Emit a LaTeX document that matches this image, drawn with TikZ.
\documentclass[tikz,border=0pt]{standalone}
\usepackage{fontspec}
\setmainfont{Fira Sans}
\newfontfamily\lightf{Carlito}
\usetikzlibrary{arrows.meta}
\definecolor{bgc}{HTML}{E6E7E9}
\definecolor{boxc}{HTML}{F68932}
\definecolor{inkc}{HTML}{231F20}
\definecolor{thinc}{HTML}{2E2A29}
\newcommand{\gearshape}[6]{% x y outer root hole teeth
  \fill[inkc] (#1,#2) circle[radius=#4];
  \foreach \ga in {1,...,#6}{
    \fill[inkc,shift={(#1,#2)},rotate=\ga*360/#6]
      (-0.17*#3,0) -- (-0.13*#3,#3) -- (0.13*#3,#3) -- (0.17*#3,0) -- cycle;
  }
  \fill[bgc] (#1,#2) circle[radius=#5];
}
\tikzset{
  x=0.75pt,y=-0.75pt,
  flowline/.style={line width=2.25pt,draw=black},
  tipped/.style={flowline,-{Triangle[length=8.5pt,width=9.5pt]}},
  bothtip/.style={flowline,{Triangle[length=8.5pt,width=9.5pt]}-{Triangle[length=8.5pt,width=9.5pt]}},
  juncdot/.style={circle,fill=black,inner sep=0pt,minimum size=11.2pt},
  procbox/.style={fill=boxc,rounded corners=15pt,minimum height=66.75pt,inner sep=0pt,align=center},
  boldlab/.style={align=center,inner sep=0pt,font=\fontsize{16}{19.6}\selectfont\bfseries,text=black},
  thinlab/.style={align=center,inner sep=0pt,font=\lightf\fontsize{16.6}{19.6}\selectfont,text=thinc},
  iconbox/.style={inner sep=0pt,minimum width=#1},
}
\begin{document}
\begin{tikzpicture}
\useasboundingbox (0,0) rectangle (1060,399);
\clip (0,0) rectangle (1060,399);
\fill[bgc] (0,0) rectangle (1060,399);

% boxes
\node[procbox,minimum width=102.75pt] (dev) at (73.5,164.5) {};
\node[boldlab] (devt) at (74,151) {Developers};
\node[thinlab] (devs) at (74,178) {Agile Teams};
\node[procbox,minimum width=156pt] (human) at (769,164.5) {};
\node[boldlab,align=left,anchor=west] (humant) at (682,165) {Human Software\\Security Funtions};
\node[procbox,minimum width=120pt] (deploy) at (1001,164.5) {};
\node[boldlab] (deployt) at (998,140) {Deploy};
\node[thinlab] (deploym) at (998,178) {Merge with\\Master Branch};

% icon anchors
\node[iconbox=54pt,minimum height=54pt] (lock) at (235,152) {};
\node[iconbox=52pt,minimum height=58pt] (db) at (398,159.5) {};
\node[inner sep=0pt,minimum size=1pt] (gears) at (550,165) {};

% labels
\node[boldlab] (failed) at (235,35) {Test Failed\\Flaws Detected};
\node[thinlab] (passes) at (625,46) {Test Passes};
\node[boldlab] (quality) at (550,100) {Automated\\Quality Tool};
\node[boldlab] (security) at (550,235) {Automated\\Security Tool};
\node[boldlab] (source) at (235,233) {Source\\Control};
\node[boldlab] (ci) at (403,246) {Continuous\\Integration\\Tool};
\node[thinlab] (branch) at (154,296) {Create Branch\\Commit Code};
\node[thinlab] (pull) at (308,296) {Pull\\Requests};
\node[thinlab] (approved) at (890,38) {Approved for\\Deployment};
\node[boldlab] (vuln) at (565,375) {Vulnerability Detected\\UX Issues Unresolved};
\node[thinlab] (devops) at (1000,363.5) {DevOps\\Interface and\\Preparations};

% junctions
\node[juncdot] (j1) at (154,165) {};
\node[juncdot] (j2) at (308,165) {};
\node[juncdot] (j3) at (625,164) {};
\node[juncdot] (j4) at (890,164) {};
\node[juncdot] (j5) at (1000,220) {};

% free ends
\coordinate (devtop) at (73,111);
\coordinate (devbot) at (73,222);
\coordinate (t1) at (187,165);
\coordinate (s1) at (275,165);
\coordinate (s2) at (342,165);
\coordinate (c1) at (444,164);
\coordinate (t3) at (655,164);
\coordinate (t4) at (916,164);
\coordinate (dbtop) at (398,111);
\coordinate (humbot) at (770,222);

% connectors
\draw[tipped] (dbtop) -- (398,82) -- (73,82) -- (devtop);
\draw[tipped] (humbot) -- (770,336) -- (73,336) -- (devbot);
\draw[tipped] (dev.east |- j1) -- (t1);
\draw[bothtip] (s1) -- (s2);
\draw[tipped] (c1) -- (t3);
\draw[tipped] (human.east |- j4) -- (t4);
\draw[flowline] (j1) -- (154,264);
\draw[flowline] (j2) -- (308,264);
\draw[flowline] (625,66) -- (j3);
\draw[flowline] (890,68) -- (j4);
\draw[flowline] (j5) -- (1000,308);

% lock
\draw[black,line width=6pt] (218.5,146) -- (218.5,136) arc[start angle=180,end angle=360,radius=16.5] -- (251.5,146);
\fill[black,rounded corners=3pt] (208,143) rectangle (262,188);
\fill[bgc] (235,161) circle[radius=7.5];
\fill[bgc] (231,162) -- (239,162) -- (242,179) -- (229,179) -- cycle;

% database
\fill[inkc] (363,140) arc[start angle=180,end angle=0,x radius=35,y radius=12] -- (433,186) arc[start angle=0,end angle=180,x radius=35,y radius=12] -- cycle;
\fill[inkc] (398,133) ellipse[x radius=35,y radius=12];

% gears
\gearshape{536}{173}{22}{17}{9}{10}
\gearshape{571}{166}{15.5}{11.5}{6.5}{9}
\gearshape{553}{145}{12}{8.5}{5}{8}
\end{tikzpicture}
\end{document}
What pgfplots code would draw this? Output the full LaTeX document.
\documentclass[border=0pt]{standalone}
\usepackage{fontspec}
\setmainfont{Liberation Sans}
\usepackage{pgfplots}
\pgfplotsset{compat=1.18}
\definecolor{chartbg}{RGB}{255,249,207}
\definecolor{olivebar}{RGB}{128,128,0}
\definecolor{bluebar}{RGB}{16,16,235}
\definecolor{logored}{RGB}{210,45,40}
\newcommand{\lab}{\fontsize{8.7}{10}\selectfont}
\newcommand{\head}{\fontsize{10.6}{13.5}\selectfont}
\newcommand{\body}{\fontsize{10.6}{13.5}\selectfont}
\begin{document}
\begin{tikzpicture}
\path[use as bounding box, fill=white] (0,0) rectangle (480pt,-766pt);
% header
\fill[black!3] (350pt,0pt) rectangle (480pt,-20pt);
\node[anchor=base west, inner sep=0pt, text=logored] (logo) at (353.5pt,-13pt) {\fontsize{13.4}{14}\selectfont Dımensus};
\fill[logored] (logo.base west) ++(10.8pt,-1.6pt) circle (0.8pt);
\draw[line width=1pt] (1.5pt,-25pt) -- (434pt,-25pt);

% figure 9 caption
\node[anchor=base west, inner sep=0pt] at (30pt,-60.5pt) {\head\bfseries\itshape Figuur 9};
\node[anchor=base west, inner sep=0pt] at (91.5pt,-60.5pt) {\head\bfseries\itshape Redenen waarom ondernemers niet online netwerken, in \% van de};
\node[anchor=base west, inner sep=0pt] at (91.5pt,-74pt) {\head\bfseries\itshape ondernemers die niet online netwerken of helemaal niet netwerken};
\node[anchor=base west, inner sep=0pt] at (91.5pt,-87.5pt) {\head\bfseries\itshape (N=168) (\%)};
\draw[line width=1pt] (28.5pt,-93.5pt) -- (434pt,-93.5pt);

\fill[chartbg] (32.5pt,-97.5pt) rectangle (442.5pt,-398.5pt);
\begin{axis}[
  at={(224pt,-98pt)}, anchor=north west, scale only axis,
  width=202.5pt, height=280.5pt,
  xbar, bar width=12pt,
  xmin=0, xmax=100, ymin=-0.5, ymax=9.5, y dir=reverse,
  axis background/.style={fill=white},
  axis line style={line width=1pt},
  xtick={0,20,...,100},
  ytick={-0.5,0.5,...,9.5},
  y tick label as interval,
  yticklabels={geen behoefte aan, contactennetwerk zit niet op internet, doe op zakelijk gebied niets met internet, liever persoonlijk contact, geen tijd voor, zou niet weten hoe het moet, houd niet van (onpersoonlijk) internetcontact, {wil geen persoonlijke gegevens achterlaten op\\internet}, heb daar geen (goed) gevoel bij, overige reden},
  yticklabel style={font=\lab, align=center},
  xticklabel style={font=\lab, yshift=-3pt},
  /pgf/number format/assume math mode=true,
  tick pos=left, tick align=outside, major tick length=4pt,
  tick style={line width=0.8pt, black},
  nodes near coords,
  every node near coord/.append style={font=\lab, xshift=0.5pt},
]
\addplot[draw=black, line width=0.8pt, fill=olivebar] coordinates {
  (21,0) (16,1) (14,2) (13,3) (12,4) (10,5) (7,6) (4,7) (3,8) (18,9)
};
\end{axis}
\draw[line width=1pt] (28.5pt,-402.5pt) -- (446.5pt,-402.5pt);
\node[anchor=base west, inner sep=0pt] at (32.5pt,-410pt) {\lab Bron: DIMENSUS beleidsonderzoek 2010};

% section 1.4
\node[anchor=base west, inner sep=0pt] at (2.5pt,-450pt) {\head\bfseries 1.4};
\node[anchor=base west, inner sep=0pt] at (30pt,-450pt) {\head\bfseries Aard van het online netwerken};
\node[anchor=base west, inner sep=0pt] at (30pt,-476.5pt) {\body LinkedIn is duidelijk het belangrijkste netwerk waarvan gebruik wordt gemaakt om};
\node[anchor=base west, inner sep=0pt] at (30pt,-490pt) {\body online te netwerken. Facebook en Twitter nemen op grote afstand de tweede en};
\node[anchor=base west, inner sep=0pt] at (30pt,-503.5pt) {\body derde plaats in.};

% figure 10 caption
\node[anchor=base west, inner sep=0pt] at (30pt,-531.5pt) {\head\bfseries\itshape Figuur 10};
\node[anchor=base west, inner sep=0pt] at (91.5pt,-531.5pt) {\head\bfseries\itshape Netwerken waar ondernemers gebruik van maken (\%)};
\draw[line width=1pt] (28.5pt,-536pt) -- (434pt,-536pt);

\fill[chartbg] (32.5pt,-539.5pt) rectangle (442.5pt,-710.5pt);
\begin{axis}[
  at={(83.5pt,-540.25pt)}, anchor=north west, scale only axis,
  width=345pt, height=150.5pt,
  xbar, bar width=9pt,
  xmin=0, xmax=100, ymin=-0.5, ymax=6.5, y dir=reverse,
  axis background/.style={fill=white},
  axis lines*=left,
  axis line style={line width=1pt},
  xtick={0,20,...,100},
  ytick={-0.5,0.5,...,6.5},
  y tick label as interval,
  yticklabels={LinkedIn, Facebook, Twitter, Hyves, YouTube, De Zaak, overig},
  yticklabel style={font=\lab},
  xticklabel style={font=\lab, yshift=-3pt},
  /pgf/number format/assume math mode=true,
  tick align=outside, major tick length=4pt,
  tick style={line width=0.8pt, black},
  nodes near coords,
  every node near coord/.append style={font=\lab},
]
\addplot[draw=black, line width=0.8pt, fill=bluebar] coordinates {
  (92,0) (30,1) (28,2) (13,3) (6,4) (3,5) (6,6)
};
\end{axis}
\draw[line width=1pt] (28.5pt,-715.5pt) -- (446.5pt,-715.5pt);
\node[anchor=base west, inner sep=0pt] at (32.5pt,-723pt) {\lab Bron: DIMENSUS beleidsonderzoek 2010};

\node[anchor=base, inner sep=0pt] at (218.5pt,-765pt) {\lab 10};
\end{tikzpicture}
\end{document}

Requirement
Pick out each line containing the string "this" and copy it.

Response to the task
Emit a LaTeX document that matches this image, drawn with TikZ.
What pgfplots code would draw this? Output the full LaTeX document.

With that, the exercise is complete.